▶ [What is being asked] Leave out the pictures and repeat the data exactly.

"""

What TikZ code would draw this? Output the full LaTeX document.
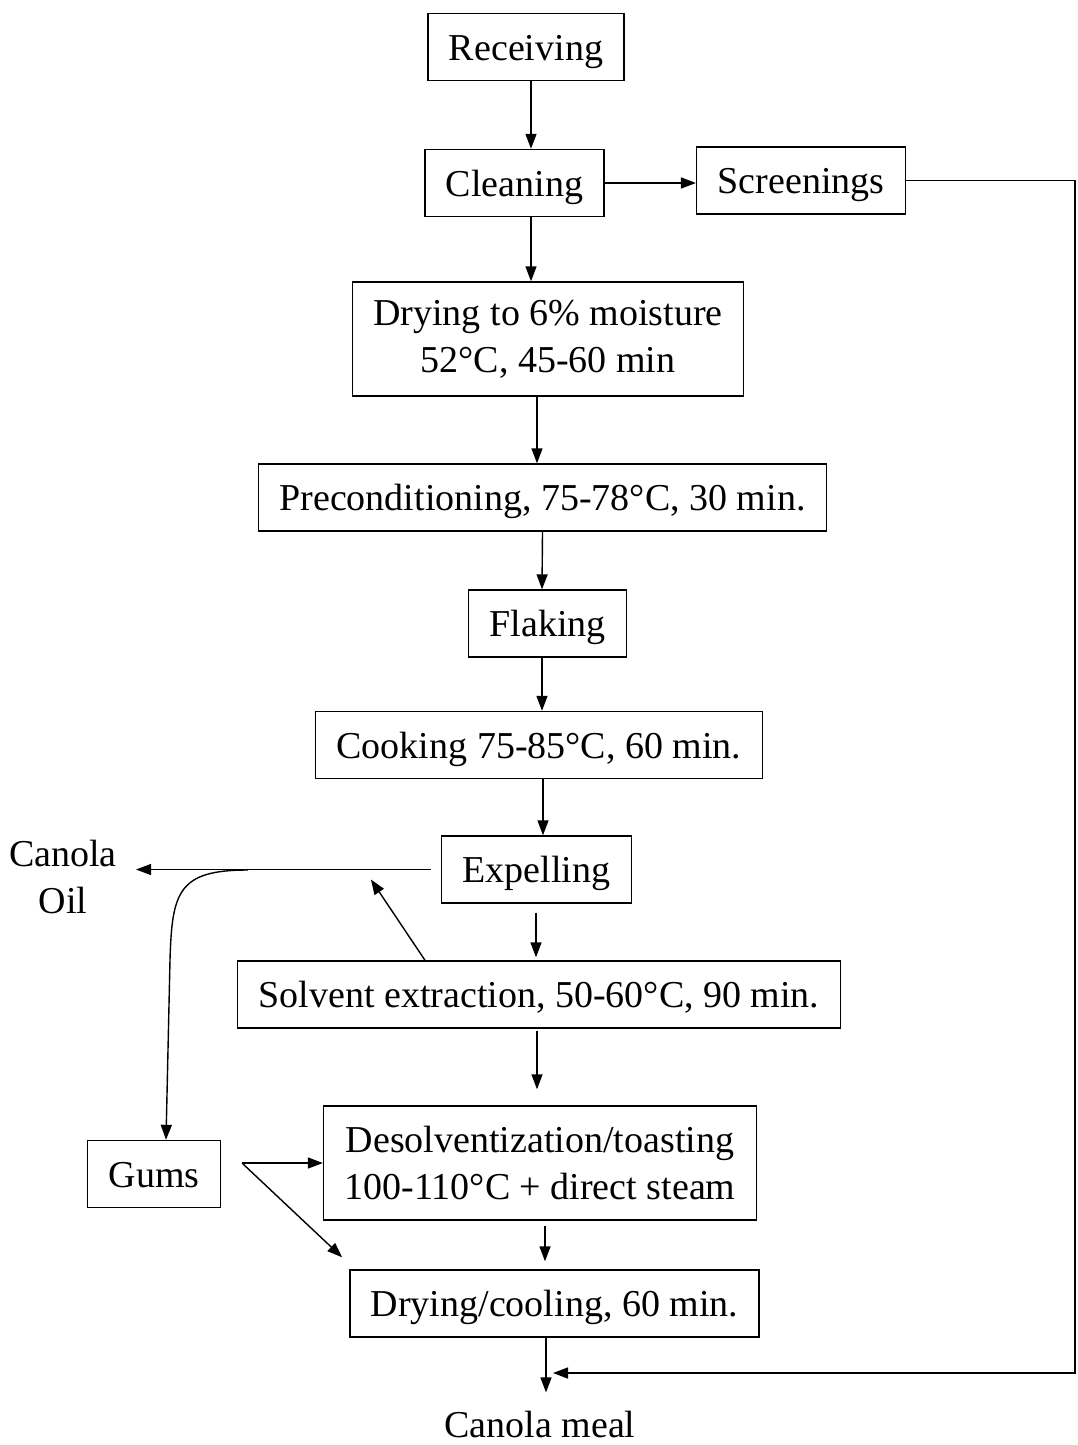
\documentclass[tikz,border=0pt]{standalone}
\usepackage{fontspec}
\setmainfont{Liberation Serif}
\usetikzlibrary{arrows.meta}

\begin{document}
\begin{tikzpicture}[x=1pt,y=-1pt,font=\fontsize{38}{47}\selectfont]
\tikzstyle{stepbox} = [rectangle, draw=black, line width=1.4pt, inner xsep=21pt, inner ysep=0pt, minimum height=67pt, text height=34pt, text depth=8pt, align=center]
\tikzstyle{tallbox} = [stepbox, minimum height=114pt, text height=, text depth=, execute at begin node={\rule{0pt}{36pt}}]
\tikzstyle{product} = [align=center, inner sep=0pt]
\tikzstyle{flow} = [-{Triangle[length=15pt,width=11pt]}, line width=1.4pt]

\useasboundingbox (0,0) rectangle (1077,1445);

\node(receiving) [stepbox] at (526,47) {Receiving};
\node(cleaning) [stepbox] at (514.5,183) {Cleaning};
\node(screenings) [stepbox] at (801,180.5) {Screenings};
\node(drying) [tallbox] at (548,339) {Drying to 6\% moisture\\52°C, 45-60 min};
\node(precond) [stepbox] at (542.5,497.5) {Preconditioning, 75-78°C, 30 min.};
\node(flaking) [stepbox] at (547.5,623.5) {Flaking};
\node(cooking) [stepbox] at (539,745) {Cooking 75-85°C, 60 min.};
\node(expelling) [stepbox] at (536.5,869.5) {Expelling};
\node(solvent) [stepbox] at (539,994.5) {Solvent extraction, 50-60°C, 90 min.};
\node(desolv) [tallbox] at (540,1163) {Desolventization/toasting\\100-110°C + direct steam};
\node(gums) [stepbox] at (154,1174) {Gums};
\node(cooling) [stepbox] at (554.5,1303.5) {Drying/cooling, 60 min.};
\node(oil) [product] at (63,877) {Canola\\Oil};
\node(meal) [product, anchor=base] at (540,1437) {Canola meal};

\coordinate(split) at (248,870);
\coordinate(fork) at (242,1163);
\coordinate(join) at (553,1373);

% main line
\draw[flow] ([xshift=5]receiving.south) -- ([xshift=16.5]cleaning.north);
\draw[flow] ([xshift=16.5]cleaning.south) -- ([xshift=-17]drying.north);
\draw[flow] ([xshift=-11]drying.south) -- ([xshift=-5.5]precond.north);
\draw[flow] (precond.south) -- ([xshift=-5.5]flaking.north);
\draw[flow] ([xshift=-5.5]flaking.south) -- ([xshift=3]cooking.north);
\draw[flow] ([xshift=4]cooking.south) -- ([xshift=6.5]expelling.north);
\draw[flow, shorten <=9pt, shorten >=3pt] ([xshift=-0.5]expelling.south) -- ([xshift=-3]solvent.north);
\draw[flow, shorten <=2pt, shorten >=16pt] ([xshift=-2]solvent.south) -- ([xshift=-3]desolv.north);
\draw[flow, shorten <=5pt, shorten >=8pt] ([xshift=5]desolv.south) -- ([xshift=-9.5]cooling.north);
\draw[flow, shorten >=18pt] ([xshift=-8.5]cooling.south) -- ([xshift=6]meal.north);

% side streams
\draw[flow] (cleaning.east) -- (cleaning.east -| screenings.west);
\draw[flow] (screenings.east) -| (1075,1373) -- (join);
\draw[flow, shorten <=10pt, shorten >=19pt] (expelling.west) -- (expelling.west -| oil.east);
\draw[flow] ([xshift=-114]solvent.north) -- ([shift={(-70,10)}]expelling.west);
\draw[flow] (split) .. controls (178,870) and (172,892) .. (170,960) -- ([xshift=12]gums.north);
\draw[flow] (fork) -- (desolv.west);
\draw[flow] (fork) -- ([shift={(-7,-12)}]cooling.north west);
\end{tikzpicture}
\end{document}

"""

▶ [Solution]
What TikZ code would draw this? Output the full LaTeX document.
\documentclass[tikz,border=0pt]{standalone}
\usepackage{fontspec}
\setmainfont{Liberation Serif}
\usetikzlibrary{arrows.meta}

\begin{document}
\begin{tikzpicture}[x=1pt,y=-1pt,font=\fontsize{38}{47}\selectfont]
\tikzstyle{stepbox} = [rectangle, draw=black, line width=1.4pt, inner xsep=21pt, inner ysep=0pt, minimum height=67pt, text height=34pt, text depth=8pt, align=center]
\tikzstyle{tallbox} = [stepbox, minimum height=114pt, text height=, text depth=, execute at begin node={\rule{0pt}{36pt}}]
\tikzstyle{product} = [align=center, inner sep=0pt]
\tikzstyle{flow} = [-{Triangle[length=15pt,width=11pt]}, line width=1.4pt]

\useasboundingbox (0,0) rectangle (1077,1445);

\node(receiving) [stepbox] at (526,47) {Receiving};
\node(cleaning) [stepbox] at (514.5,183) {Cleaning};
\node(screenings) [stepbox] at (801,180.5) {Screenings};
\node(drying) [tallbox] at (548,339) {Drying to 6\% moisture\\52°C, 45-60 min};
\node(precond) [stepbox] at (542.5,497.5) {Preconditioning, 75-78°C, 30 min.};
\node(flaking) [stepbox] at (547.5,623.5) {Flaking};
\node(cooking) [stepbox] at (539,745) {Cooking 75-85°C, 60 min.};
\node(expelling) [stepbox] at (536.5,869.5) {Expelling};
\node(solvent) [stepbox] at (539,994.5) {Solvent extraction, 50-60°C, 90 min.};
\node(desolv) [tallbox] at (540,1163) {Desolventization/toasting\\100-110°C + direct steam};
\node(gums) [stepbox] at (154,1174) {Gums};
\node(cooling) [stepbox] at (554.5,1303.5) {Drying/cooling, 60 min.};
\node(oil) [product] at (63,877) {Canola\\Oil};
\node(meal) [product, anchor=base] at (540,1437) {Canola meal};

\coordinate(split) at (248,870);
\coordinate(fork) at (242,1163);
\coordinate(join) at (553,1373);

% main line
\draw[flow] ([xshift=5]receiving.south) -- ([xshift=16.5]cleaning.north);
\draw[flow] ([xshift=16.5]cleaning.south) -- ([xshift=-17]drying.north);
\draw[flow] ([xshift=-11]drying.south) -- ([xshift=-5.5]precond.north);
\draw[flow] (precond.south) -- ([xshift=-5.5]flaking.north);
\draw[flow] ([xshift=-5.5]flaking.south) -- ([xshift=3]cooking.north);
\draw[flow] ([xshift=4]cooking.south) -- ([xshift=6.5]expelling.north);
\draw[flow, shorten <=9pt, shorten >=3pt] ([xshift=-0.5]expelling.south) -- ([xshift=-3]solvent.north);
\draw[flow, shorten <=2pt, shorten >=16pt] ([xshift=-2]solvent.south) -- ([xshift=-3]desolv.north);
\draw[flow, shorten <=5pt, shorten >=8pt] ([xshift=5]desolv.south) -- ([xshift=-9.5]cooling.north);
\draw[flow, shorten >=18pt] ([xshift=-8.5]cooling.south) -- ([xshift=6]meal.north);

% side streams
\draw[flow] (cleaning.east) -- (cleaning.east -| screenings.west);
\draw[flow] (screenings.east) -| (1075,1373) -- (join);
\draw[flow, shorten <=10pt, shorten >=19pt] (expelling.west) -- (expelling.west -| oil.east);
\draw[flow] ([xshift=-114]solvent.north) -- ([shift={(-70,10)}]expelling.west);
\draw[flow] (split) .. controls (178,870) and (172,892) .. (170,960) -- ([xshift=12]gums.north);
\draw[flow] (fork) -- (desolv.west);
\draw[flow] (fork) -- ([shift={(-7,-12)}]cooling.north west);
\end{tikzpicture}
\end{document}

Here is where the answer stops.